## Request
Pictures excluded, return the lines below from the first through the line holding "vb3_ref = (7.66, 1.03)".

## Data extract
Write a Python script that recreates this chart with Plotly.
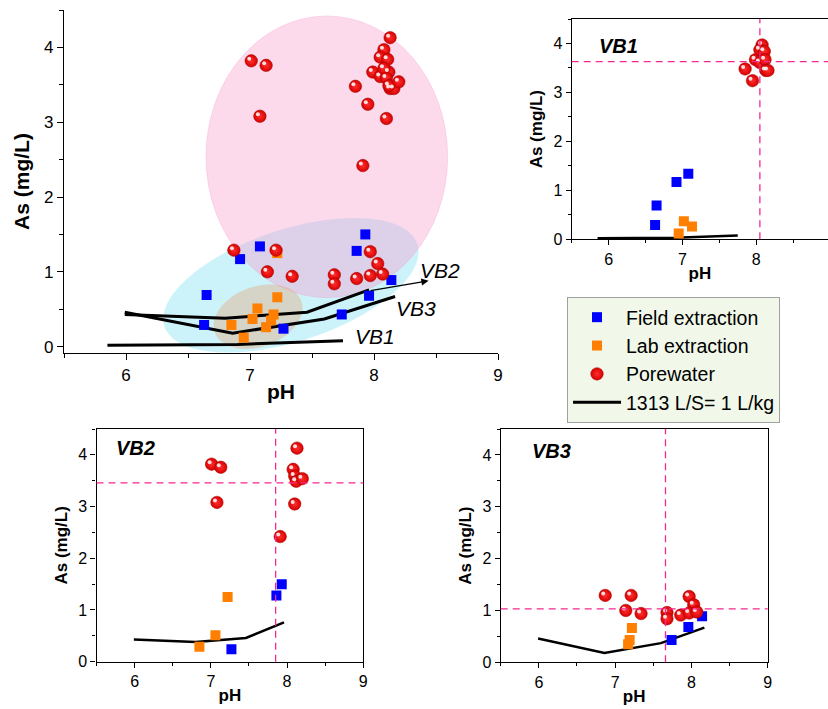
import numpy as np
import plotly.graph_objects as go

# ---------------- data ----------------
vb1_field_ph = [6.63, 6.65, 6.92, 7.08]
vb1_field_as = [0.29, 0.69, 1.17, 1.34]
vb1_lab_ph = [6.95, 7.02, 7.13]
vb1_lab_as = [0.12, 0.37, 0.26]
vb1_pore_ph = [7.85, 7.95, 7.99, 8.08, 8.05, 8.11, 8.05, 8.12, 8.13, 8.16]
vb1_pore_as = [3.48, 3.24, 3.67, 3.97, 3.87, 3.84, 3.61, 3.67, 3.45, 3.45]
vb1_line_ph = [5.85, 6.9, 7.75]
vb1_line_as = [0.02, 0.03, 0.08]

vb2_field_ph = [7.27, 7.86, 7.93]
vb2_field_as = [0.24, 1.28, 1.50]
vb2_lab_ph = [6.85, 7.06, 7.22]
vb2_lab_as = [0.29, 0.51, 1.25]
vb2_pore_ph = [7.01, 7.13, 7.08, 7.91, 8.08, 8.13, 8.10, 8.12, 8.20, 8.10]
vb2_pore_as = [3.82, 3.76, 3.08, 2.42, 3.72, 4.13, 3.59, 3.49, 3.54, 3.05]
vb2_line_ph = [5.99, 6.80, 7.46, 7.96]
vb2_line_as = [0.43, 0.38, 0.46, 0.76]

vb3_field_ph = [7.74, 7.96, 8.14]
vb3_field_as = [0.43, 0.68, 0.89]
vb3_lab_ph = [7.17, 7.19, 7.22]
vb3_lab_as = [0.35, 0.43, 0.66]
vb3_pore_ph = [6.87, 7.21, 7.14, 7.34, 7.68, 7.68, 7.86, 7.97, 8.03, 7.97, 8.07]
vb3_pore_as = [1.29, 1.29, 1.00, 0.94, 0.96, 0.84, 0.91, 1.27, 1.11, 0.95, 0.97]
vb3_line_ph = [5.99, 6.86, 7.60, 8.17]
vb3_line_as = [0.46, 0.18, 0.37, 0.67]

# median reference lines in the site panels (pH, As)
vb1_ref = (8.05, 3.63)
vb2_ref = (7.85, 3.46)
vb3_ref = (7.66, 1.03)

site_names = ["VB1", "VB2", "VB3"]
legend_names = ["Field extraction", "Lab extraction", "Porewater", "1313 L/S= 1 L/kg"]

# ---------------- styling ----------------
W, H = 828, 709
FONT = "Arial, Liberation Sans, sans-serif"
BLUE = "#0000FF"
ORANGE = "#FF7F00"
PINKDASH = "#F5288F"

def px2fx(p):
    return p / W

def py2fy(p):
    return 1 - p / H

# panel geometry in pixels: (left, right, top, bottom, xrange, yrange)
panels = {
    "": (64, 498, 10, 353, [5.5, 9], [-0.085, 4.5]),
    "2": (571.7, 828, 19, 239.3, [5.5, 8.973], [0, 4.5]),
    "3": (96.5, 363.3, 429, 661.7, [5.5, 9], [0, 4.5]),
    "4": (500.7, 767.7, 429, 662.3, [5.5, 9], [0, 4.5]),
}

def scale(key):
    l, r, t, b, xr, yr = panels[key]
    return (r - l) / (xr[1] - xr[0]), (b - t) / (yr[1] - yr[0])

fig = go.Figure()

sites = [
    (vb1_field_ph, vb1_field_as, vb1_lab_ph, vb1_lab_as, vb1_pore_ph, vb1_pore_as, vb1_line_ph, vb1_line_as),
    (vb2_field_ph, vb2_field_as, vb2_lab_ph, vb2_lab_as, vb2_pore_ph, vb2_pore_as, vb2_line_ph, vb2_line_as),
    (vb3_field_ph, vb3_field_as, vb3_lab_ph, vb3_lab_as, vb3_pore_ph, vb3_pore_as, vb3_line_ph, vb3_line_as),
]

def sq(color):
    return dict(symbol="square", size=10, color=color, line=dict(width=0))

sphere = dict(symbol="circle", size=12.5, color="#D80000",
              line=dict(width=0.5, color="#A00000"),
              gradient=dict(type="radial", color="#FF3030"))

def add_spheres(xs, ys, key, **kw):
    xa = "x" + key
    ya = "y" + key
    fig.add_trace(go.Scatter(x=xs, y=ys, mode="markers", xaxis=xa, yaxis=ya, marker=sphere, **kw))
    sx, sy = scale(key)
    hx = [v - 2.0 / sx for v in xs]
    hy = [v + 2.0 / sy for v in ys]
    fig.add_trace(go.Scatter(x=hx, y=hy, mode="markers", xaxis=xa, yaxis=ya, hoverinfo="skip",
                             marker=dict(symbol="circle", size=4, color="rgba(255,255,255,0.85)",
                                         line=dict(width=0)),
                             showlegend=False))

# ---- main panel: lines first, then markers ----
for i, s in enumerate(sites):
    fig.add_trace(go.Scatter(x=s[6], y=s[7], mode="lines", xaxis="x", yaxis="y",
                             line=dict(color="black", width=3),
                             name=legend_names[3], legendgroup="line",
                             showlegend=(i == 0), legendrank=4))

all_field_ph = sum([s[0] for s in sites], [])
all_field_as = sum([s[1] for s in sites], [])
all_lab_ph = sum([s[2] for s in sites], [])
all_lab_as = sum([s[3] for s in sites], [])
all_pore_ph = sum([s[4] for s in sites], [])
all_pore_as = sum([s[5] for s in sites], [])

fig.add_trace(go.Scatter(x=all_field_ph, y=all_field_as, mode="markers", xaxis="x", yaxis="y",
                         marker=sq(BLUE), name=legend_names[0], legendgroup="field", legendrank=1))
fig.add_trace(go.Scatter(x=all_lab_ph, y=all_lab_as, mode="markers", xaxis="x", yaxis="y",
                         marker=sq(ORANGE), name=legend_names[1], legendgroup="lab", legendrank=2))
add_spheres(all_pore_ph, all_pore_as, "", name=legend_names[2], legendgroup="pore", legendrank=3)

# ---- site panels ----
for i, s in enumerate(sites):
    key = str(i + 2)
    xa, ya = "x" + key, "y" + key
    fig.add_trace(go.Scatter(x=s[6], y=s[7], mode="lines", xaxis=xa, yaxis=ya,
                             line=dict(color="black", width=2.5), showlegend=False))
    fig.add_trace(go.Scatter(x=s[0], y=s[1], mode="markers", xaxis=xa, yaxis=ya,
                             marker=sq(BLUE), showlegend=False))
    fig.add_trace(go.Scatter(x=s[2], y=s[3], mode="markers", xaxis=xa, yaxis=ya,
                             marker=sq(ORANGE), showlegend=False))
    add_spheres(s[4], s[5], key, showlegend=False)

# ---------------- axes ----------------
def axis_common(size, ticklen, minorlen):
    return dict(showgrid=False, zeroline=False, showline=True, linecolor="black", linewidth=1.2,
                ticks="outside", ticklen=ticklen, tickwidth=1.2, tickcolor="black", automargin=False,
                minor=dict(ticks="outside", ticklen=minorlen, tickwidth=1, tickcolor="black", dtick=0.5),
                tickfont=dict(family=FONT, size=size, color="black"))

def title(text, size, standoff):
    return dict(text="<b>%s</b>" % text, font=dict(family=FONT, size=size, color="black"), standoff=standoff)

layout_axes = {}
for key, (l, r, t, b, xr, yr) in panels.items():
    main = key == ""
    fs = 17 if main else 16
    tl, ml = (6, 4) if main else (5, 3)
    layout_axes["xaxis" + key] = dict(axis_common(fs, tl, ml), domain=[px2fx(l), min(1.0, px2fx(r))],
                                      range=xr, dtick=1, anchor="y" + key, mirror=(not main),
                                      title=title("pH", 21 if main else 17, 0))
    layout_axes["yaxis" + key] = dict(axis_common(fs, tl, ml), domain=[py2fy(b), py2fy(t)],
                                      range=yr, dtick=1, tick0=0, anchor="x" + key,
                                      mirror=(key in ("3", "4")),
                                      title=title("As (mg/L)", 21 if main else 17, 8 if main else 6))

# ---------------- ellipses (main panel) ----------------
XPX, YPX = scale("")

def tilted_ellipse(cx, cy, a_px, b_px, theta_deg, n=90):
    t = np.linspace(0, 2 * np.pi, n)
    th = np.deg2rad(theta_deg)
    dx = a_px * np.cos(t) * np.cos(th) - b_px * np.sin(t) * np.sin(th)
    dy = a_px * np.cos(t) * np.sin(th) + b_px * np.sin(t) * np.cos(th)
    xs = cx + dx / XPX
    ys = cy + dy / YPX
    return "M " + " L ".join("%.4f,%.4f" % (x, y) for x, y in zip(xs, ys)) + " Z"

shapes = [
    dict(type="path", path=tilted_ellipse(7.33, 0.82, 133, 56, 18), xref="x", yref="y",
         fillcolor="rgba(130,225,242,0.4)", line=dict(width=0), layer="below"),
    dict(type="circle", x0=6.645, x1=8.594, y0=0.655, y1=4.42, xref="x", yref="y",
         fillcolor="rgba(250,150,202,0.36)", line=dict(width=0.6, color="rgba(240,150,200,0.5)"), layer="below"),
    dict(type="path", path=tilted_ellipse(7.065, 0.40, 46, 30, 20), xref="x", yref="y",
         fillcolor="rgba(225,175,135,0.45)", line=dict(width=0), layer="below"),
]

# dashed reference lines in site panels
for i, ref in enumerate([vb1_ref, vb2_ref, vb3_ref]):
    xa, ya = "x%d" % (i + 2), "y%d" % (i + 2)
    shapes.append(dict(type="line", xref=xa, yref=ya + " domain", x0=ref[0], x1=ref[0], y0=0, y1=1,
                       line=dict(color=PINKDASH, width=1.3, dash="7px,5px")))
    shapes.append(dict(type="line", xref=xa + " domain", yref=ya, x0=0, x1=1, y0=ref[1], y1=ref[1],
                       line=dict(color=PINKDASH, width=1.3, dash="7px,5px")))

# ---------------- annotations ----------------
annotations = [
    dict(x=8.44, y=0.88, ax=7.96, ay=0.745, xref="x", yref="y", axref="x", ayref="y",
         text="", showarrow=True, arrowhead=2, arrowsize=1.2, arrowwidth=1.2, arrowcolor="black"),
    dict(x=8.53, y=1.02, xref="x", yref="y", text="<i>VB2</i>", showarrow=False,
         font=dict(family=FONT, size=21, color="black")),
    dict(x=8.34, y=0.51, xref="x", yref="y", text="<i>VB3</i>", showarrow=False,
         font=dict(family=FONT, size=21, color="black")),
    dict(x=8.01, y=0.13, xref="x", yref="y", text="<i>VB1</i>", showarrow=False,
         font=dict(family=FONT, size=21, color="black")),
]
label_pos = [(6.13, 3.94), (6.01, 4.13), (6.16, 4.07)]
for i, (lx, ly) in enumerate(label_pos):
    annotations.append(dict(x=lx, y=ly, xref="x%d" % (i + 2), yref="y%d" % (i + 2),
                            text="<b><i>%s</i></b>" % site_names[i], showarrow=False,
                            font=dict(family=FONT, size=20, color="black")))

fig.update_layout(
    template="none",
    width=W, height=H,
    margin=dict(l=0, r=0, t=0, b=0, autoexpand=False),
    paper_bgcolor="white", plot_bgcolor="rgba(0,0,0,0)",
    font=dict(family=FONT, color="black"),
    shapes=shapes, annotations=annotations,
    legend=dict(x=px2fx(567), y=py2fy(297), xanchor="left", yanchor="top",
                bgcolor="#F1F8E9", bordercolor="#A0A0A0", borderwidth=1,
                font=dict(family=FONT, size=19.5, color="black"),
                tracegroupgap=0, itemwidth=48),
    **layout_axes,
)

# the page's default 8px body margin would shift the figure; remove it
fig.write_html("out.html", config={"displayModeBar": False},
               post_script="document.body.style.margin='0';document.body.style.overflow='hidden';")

## Answer in full
Write a Python script that recreates this chart with Plotly.
import numpy as np
import plotly.graph_objects as go

# ---------------- data ----------------
vb1_field_ph = [6.63, 6.65, 6.92, 7.08]
vb1_field_as = [0.29, 0.69, 1.17, 1.34]
vb1_lab_ph = [6.95, 7.02, 7.13]
vb1_lab_as = [0.12, 0.37, 0.26]
vb1_pore_ph = [7.85, 7.95, 7.99, 8.08, 8.05, 8.11, 8.05, 8.12, 8.13, 8.16]
vb1_pore_as = [3.48, 3.24, 3.67, 3.97, 3.87, 3.84, 3.61, 3.67, 3.45, 3.45]
vb1_line_ph = [5.85, 6.9, 7.75]
vb1_line_as = [0.02, 0.03, 0.08]

vb2_field_ph = [7.27, 7.86, 7.93]
vb2_field_as = [0.24, 1.28, 1.50]
vb2_lab_ph = [6.85, 7.06, 7.22]
vb2_lab_as = [0.29, 0.51, 1.25]
vb2_pore_ph = [7.01, 7.13, 7.08, 7.91, 8.08, 8.13, 8.10, 8.12, 8.20, 8.10]
vb2_pore_as = [3.82, 3.76, 3.08, 2.42, 3.72, 4.13, 3.59, 3.49, 3.54, 3.05]
vb2_line_ph = [5.99, 6.80, 7.46, 7.96]
vb2_line_as = [0.43, 0.38, 0.46, 0.76]

vb3_field_ph = [7.74, 7.96, 8.14]
vb3_field_as = [0.43, 0.68, 0.89]
vb3_lab_ph = [7.17, 7.19, 7.22]
vb3_lab_as = [0.35, 0.43, 0.66]
vb3_pore_ph = [6.87, 7.21, 7.14, 7.34, 7.68, 7.68, 7.86, 7.97, 8.03, 7.97, 8.07]
vb3_pore_as = [1.29, 1.29, 1.00, 0.94, 0.96, 0.84, 0.91, 1.27, 1.11, 0.95, 0.97]
vb3_line_ph = [5.99, 6.86, 7.60, 8.17]
vb3_line_as = [0.46, 0.18, 0.37, 0.67]

# median reference lines in the site panels (pH, As)
vb1_ref = (8.05, 3.63)
vb2_ref = (7.85, 3.46)
vb3_ref = (7.66, 1.03)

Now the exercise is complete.